Our chance to improve access to nature

Walking on canal path

Updated 27 January 2021

Ahead of the Environment Bill returning to Parliament this week, the Ramblers have joined up with a number of organisations to call on the Government to ensure better access to nature for everyone. 

Sustrans, Institute of Health Equity, Cycling UK, YHA, the Campaign for National Parks and others have joined the Ramblers to urge the Government to ensure that the Environment Bill includes provisions that require the setting of long-term, legally binding targets and plans to improve people’s access to nature. 

Whether it’s in a local park or a National Park, walking in green space makes us healthier and happier. Millions of us have found comfort in walking and nature since COVID-19 restrictions were introduced - but not everybody is lucky enough to live close to a green space. Our report last year, ‘The grass isn’t greener for everyone: why access to green space matters’, showed that people on low incomes and those from a BAME background are less likely to have access to their own garden or live within a five-minute walk from green space. 

The Environment Bill, which will be debated by MPs on Tuesday, 26th January, requires the Government to set legally binding long-term targets and plans for air and water quality, biodiversity and waste. These provisions will play an important role in reversing decades of environmental decline and protecting and improving the places we love to walk.  

But the Bill falls short in one crucial area – it doesn’t compel the Government to do anything to improve people’s access to and enjoyment of nature. As a result, the Ramblers are supporting two amendments to the Bill which offer an opportunity to improve people’s access to green space. 

  • Amendment 21 would require the Government to set legally-binding, long-term targets to increase public access to, and enjoyment of the natural environment;
  • Amendment 28 means the Government will have to include steps to improve people’s enjoyment of nature in its Environmental Improvement Plans. 

The joint statement on access to nature has been signed by The Ramblers, British Canoeing, British Cycling, British Horse Society, British Mountaineering Council, CPRE The countryside charity, Cycling UK, Disabled Ramblers, National Federation of Bridleway Associations, Open Spaces Society,  Sustrans, Byways and Bridleways Trust, Campaign for National Parks, Institute of Health Equity, The Trails Trust and YHA.  

Update – 27 January 2021

MPs debated the Bill on 26 January and we were pleased to hear several express their support for amendments 21 and 28. Richard Graham MP (Con, Gloucester) highlighted the ways in which the pandemic had exposed not just the importance of access to nature, but the inequalities experienced by so many.
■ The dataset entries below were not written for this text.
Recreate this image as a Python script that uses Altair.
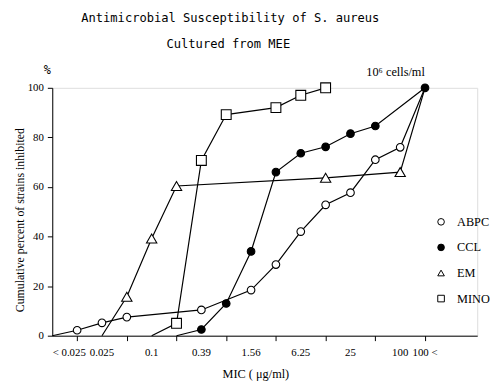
import altair as alt
import pandas as pd

# MIC tick positions (index along the doubling-dilution axis)
tick_pos = list(range(1, 16))
label_pos = [2, 4, 6, 8, 10, 12, 14, 15]
label_txt = ["0.025", "0.1", "0.39", "1.56", "6.25", "25", "100", "100 <"]
first_label_pos = [1]
first_label_txt = ["< 0.025"]

series_names = ["ABPC", "CCL", "EM", "MINO"]

abpc_x = [0, 1, 2, 3, 6, 8, 9, 10, 11, 12, 13, 14, 15]
abpc_y = [0, 2.2, 5.2, 7.5, 10.4, 18.4, 28.7, 42, 52.8, 57.7, 71, 76, 100]
abpc_m = [0, 1, 1, 1, 1, 1, 1, 1, 1, 1, 1, 1, 0]

ccl_x = [5, 6, 7, 8, 9, 10, 11, 12, 13, 15]
ccl_y = [0, 2.5, 13, 34, 66, 73.6, 76.2, 81.5, 84.6, 100]
ccl_m = [0, 1, 1, 1, 1, 1, 1, 1, 1, 1]

em_x = [2, 3, 4, 5, 11, 14, 15]
em_y = [0, 15.7, 39.2, 60.4, 63.7, 66, 100]
em_m = [0, 1, 1, 1, 1, 1, 0]

mino_x = [4, 5, 6, 7, 9, 10, 11]
mino_y = [0, 5, 70.7, 89.2, 92, 97, 100]
mino_m = [0, 1, 1, 1, 1, 1, 1]

rows = []
for name, xs, ys, ms in [("ABPC", abpc_x, abpc_y, abpc_m), ("CCL", ccl_x, ccl_y, ccl_m),
                         ("EM", em_x, em_y, em_m), ("MINO", mino_x, mino_y, mino_m)]:
    for i, (a, b, m) in enumerate(zip(xs, ys, ms)):
        rows.append({"series": name, "k": a, "v": b, "marker": m, "order": i})
df = pd.DataFrame(rows)

serif = "Liberation Serif"
mono = "DejaVu Sans Mono"

x_scale = alt.Scale(domain=[0, 17.1], nice=False, zero=False)

x_enc = alt.X("k:Q", scale=x_scale,
              axis=alt.Axis(values=tick_pos, labels=False, title=None,
                            tickSize=5, tickColor="black", domainColor="black", grid=False))
y_enc = alt.Y("v:Q", scale=alt.Scale(domain=[0, 100], nice=False),
              axis=alt.Axis(values=[0, 20, 40, 60, 80, 100], title="Cumulative percent of strains inhibited",
                            titleFont=serif, titleFontSize=12, titleFontWeight="normal",
                            titleX=-33, titleY=134, titleBaseline="middle", titleAlign="center",
                            labelFont=serif, labelFontSize=11, labelPadding=4,
                            tickSize=5, tickColor="black", domainColor="black",
                            labelColor="black", titleColor="black", grid=False))

lines = alt.Chart(df).mark_line(color="black", strokeWidth=1.2).encode(
    x=x_enc, y=y_enc, detail="series:N", order="order:Q")

leg = alt.Legend(title=None, orient="none", legendX=389, legendY=130,
                 labelFont=serif, labelFontSize=12.5, labelColor="black",
                 symbolSize=45, rowPadding=13, labelOffset=10,
                 symbolStrokeWidth=1, symbolOpacity=1)

points = alt.Chart(df).transform_filter("datum.marker == 1").transform_calculate(
    msize="datum.series == 'EM' ? 110 : (datum.series == 'MINO' ? 100 : 60)"
).mark_point(strokeWidth=1.1, opacity=1, filled=True, fillOpacity=1).encode(
    x="k:Q", y="v:Q",
    shape=alt.Shape("series:N", scale=alt.Scale(domain=series_names,
                                                range=["circle", "circle", "triangle-up", "square"]),
                    legend=leg),
    fill=alt.Fill("series:N", scale=alt.Scale(domain=series_names,
                                              range=["white", "black", "white", "white"]),
                  legend=leg),
    stroke=alt.Stroke("series:N", scale=alt.Scale(domain=series_names,
                                                  range=["black", "black", "black", "black"]),
                      legend=leg),
    size=alt.Size("msize:Q", scale=None),
)

xlab_df = pd.DataFrame({"k": label_pos, "t": label_txt})
xlabels = alt.Chart(xlab_df).mark_text(
    font=serif, fontSize=11, color="black", align="center", baseline="middle").encode(
    x="k:Q", text="t:N", y=alt.value(270))

xlab0_df = pd.DataFrame({"k": first_label_pos, "t": first_label_txt})
xlabel0 = alt.Chart(xlab0_df).mark_text(
    font=serif, fontSize=11, color="black", align="center", baseline="middle", dx=-8).encode(
    x="k:Q", text="t:N", y=alt.value(270))

xtitle = alt.Chart(pd.DataFrame({"t": ["MIC ( \u03bcg/ml)"]})).mark_text(
    font=serif, fontSize=12.5, color="black", align="center", baseline="middle").encode(
    text="t:N", x=alt.value(207), y=alt.value(291))

pct = alt.Chart(pd.DataFrame({"t": ["%"]})).mark_text(
    font=mono, fontSize=12, color="black", align="center", baseline="middle").encode(
    text="t:N", x=alt.value(-5), y=alt.value(-18))

cells = alt.Chart(pd.DataFrame({"t": ["10\u2076 cells/ml"]})).mark_text(
    font=serif, fontSize=12.5, color="black", align="center", baseline="middle").encode(
    text="t:N", x=alt.value(349), y=alt.value(-16))

title1 = alt.Chart(pd.DataFrame({"t": ["Antimicrobial Susceptibility of S. aureus"]})).mark_text(
    font=mono, fontSize=12.3, color="black", align="center", baseline="middle").encode(
    text="t:N", x=alt.value(181), y=alt.value(-71))

title2 = alt.Chart(pd.DataFrame({"t": ["Cultured from MEE"]})).mark_text(
    font=mono, fontSize=12.3, color="black", align="center", baseline="middle").encode(
    text="t:N", x=alt.value(179), y=alt.value(-44))

chart = alt.layer(lines, points, xlabels, xlabel0, xtitle, pct, cells, title1, title2).properties(
    width=432, height=252,
    autosize=alt.AutoSizeParams(type="none"),
    padding={"left": 45, "top": 78, "right": 13, "bottom": 49},
).configure_view(stroke=None).configure(background="white")

chart.save("out.html", embed_options={"renderer": "svg", "actions": False})
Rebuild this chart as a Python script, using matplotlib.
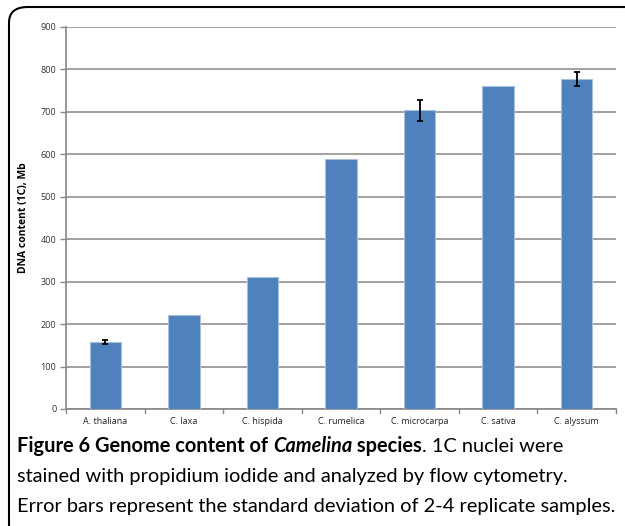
import matplotlib.pyplot as plt
from matplotlib.patches import FancyBboxPatch

# Genome size data (1C, Mb)
species = ['A. thaliana', 'C. laxa', 'C. hispida', 'C. rumelica',
           'C. microcarpa', 'C. sativa', 'C. alyssum']
dna_content = [157, 222, 311, 589, 704, 762, 778]
std_dev = [5, 0, 0, 0, 25, 0, 17]
y_ticks = [0, 100, 200, 300, 400, 500, 600, 700, 800, 900]

W, H = 625, 526
fig = plt.figure(figsize=(W / 100, H / 100), dpi=100)

# rounded frame around figure (left/top visible)
frame = FancyBboxPatch((9 / W, 1 - 540 / H), 640 / W, 533 / H,
                       boxstyle="round,pad=0,rounding_size=0.03",
                       transform=fig.transFigure, fill=False,
                       edgecolor='black', linewidth=1.5, clip_on=False)
fig.patches.append(frame)

ax = fig.add_axes([66 / W, 1 - 409 / H, 550 / W, 382 / H])

x = list(range(len(species)))
ax.bar(x, dna_content, width=0.4, color='#4F81BD', edgecolor='#A7C0DE',
       linewidth=0.8, zorder=3)
# error bars only where replicates gave a deviation
ex = [i for i, e in zip(x, std_dev) if e > 0]
ey = [v for v, e in zip(dna_content, std_dev) if e > 0]
ee = [e for e in std_dev if e > 0]
ax.errorbar(ex, ey, yerr=ee, fmt='none', ecolor='black', elinewidth=1.3,
            capsize=2.5, capthick=1.3, zorder=4)

ax.set_xlim(-0.5, len(species) - 0.5)
ax.set_ylim(0, 900)
ax.set_yticks(y_ticks)
ax.set_yticklabels([str(t) for t in y_ticks], fontsize=6.5, color='#333333',
                   family='Open Sans')
ax.set_xticks(x)
ax.set_xticklabels(species, fontsize=6.5, color='#222222', family='Open Sans')
ax.tick_params(axis='x', length=0, pad=6)
ax.tick_params(axis='y', length=4, color='#888888', width=1, pad=3)
# ticks between categories
for b in [i + 0.5 for i in range(-1, len(species))]:
    ax.plot([b, b], [0, -9], color='#888888', lw=1, clip_on=False, zorder=2)

ax.grid(axis='y', color='#999999', linewidth=1.3, zorder=0)
for s in ['top', 'right']:
    ax.spines[s].set_visible(False)
ax.spines['left'].set_color('#888888')
ax.spines['bottom'].set_color('#888888')
ax.spines['left'].set_linewidth(1.2)
ax.spines['bottom'].set_linewidth(1.2)

ax.set_ylabel('DNA content (1C), Mb', fontsize=7.5, fontweight='bold',
              family='Open Sans', labelpad=8)

# caption with mixed styles
fs = 14.4
fam = 'Lato'
fig.canvas.draw()
renderer = fig.canvas.get_renderer()
pieces = [('Figure 6 Genome content of ', 'bold', 'normal'),
          ('Camelina', 'bold', 'italic'),
          (' species', 'bold', 'normal'),
          ('. 1C nuclei were', 'normal', 'normal')]
xpos = 17
ypos = 1 - 452 / H
for txt, wt, st in pieces:
    t = fig.text(xpos / W, ypos, txt, fontsize=fs, fontweight=wt, style=st,
                 family=fam, ha='left', va='baseline')
    bb = t.get_window_extent(renderer=renderer)
    xpos = bb.x1
fig.text(17 / W, 1 - 482 / H, 'stained with propidium iodide and analyzed by flow cytometry.',
         fontsize=fs, family=fam, ha='left', va='baseline')
fig.text(17 / W, 1 - 512 / H, 'Error bars represent the standard deviation of 2-4 replicate samples.',
         fontsize=fs, family=fam, ha='left', va='baseline')

fig.savefig('out.png', dpi=100)
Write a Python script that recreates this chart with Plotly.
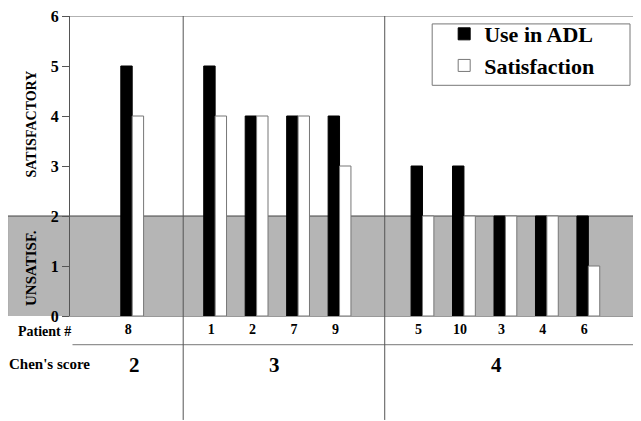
import plotly.graph_objects as go

# ---- data ----
patients = ["8", "1", "2", "7", "9", "5", "10", "3", "4", "6"]
slots = [1, 3, 4, 5, 6, 8, 9, 10, 11, 12]          # category slot of each patient
use_in_adl = [5, 5, 4, 4, 4, 3, 3, 2, 2, 2]
satisfaction = [4, 4, 4, 4, 3, 2, 2, 2, 2, 1]
chen_scores = ["2", "3", "4"]
chen_groups = [[1], [3, 4, 5, 6], [8, 9, 10, 11, 12]]
y_ticks = [0, 1, 2, 3, 4, 5, 6]

SERIF = "Liberation Serif, Times New Roman, serif"

OFF = 8                      # page body margin
W, H = 641 - OFF, 421 - OFF
ML, MR, MT, MB = 69.5 - OFF, 0, 13 - OFF, 113 - OFF
PW, PH = W - ML - MR, H - MT - MB


def px_x(sx):
    return (sx - OFF - ML) / PW


def px_y(sy):
    return (H - MB - (sy - OFF)) / PH


def bold(size):
    return dict(family=SERIF, size=size, color="black", weight="bold")


fig = go.Figure()
fig.add_trace(go.Bar(
    x=slots, y=use_in_adl, name="Use in ADL",
    marker=dict(color="black", line=dict(color="black", width=1)),
))
fig.add_trace(go.Bar(
    x=slots, y=satisfaction, name="Satisfaction",
    marker=dict(color="white", line=dict(color="#777777", width=1)),
))

shapes = [
    dict(type="rect", xref="paper", yref="y", x0=px_x(7), x1=px_x(639), y0=-0.1, y1=2,
         fillcolor="#b5b5b5", line=dict(color="#444444", width=1), layer="below"),
    dict(type="line", xref="paper", yref="y", x0=0, x1=1, y0=6, y1=6,
         line=dict(color="#666666", width=1)),
    dict(type="line", xref="paper", yref="paper", x0=px_x(72), x1=px_x(637),
         y0=px_y(345), y1=px_y(345), line=dict(color="#777777", width=1)),
    dict(type="line", xref="x", yref="paper", x0=2.23, x1=2.23, y0=px_y(421), y1=1,
         line=dict(color="#555555", width=1)),
    dict(type="line", xref="x", yref="paper", x0=7.09, x1=7.09, y0=px_y(421), y1=1,
         line=dict(color="#555555", width=1)),
    dict(type="rect", xref="paper", yref="paper", x0=px_x(432), x1=px_x(630),
         y0=px_y(83), y1=px_y(21), line=dict(color="#777777", width=1),
         fillcolor="white", layer="above"),
]

annotations = [
    dict(text="Patient #", xref="paper", yref="paper", x=px_x(44), y=px_y(332),
         xanchor="center", yanchor="middle", showarrow=False, font=bold(14)),
    dict(text="Chen's score", xref="paper", yref="paper", x=px_x(49), y=px_y(364),
         xanchor="center", yanchor="middle", showarrow=False, font=bold(15)),
    dict(text="SATISFACTORY", xref="paper", yref="y", x=px_x(30), y=3.84, textangle=-90,
         xanchor="center", yanchor="middle", showarrow=False, font=bold(14)),
    dict(text="UNSATISF.", xref="paper", yref="y", x=px_x(30), y=0.95, textangle=-90,
         xanchor="center", yanchor="middle", showarrow=False, font=bold(15)),
]
for score, grp, shift in zip(chen_scores, chen_groups, [2, -3, -9]):
    annotations.append(dict(
        text=score, xref="x", yref="paper", x=sum(grp) / len(grp), y=px_y(365),
        xanchor="center", yanchor="middle", xshift=shift, showarrow=False, font=bold(21)))

fig.update_layout(
    width=W, height=H,
    margin=dict(l=ML, r=MR, t=MT, b=MB),
    paper_bgcolor="white", plot_bgcolor="white",
    font=dict(family=SERIF, color="black"),
    barmode="group", bargap=0.45, bargroupgap=0,
    showlegend=True,
    legend=dict(x=px_x(444), y=px_y(10), xanchor="left", yanchor="top",
                bgcolor="rgba(0,0,0,0)", borderwidth=0, font=bold(22)),
    shapes=shapes, annotations=annotations,
    xaxis=dict(range=[-0.5, 13.27], tickmode="array", tickvals=slots, ticktext=patients,
               ticks="", showgrid=False, zeroline=False, showline=True,
               linecolor="#999999", linewidth=1, ticklabelstandoff=0,
               ticklabelshift=-4, tickfont=bold(14),
               minor=dict(tickvals=[i + 0.5 for i in range(-1, 14)], ticks="outside",
                          ticklen=5, tickcolor="white", tickwidth=1, showgrid=False)),
    yaxis=dict(range=[0, 6], tickmode="array", tickvals=y_ticks, ticks="outside",
               ticklen=7, tickcolor="#555555", showgrid=False, zeroline=False,
               showline=True, linecolor="#555555", linewidth=1, ticklabelstandoff=0,
               ticklabeloverflow="allow", tickfont=bold(16)),
)

fig.write_html("out.html")
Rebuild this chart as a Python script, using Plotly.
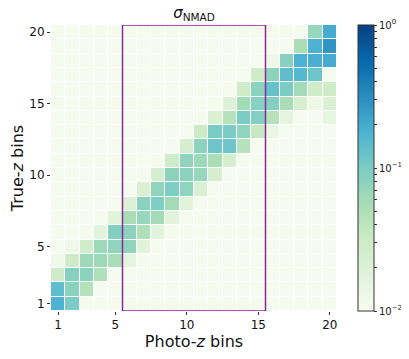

Barbara Keeley MP (Lab, Worsley and Eccles South) spoke of the need to protect and expand green spaces in urban areas while enabling more people to enjoy the countryside. Caroline Lucas MP (Green, Brighton Pavilion) rightly explained the need to require Government to improve access provision.

Despite these contributions, and the support of other MPs, no changes were made to the Bill. We will look to opportunities ahead when the Bill moves to the House of Lords and will continue to champion the changes needed to ensure everyone can access the natural environment.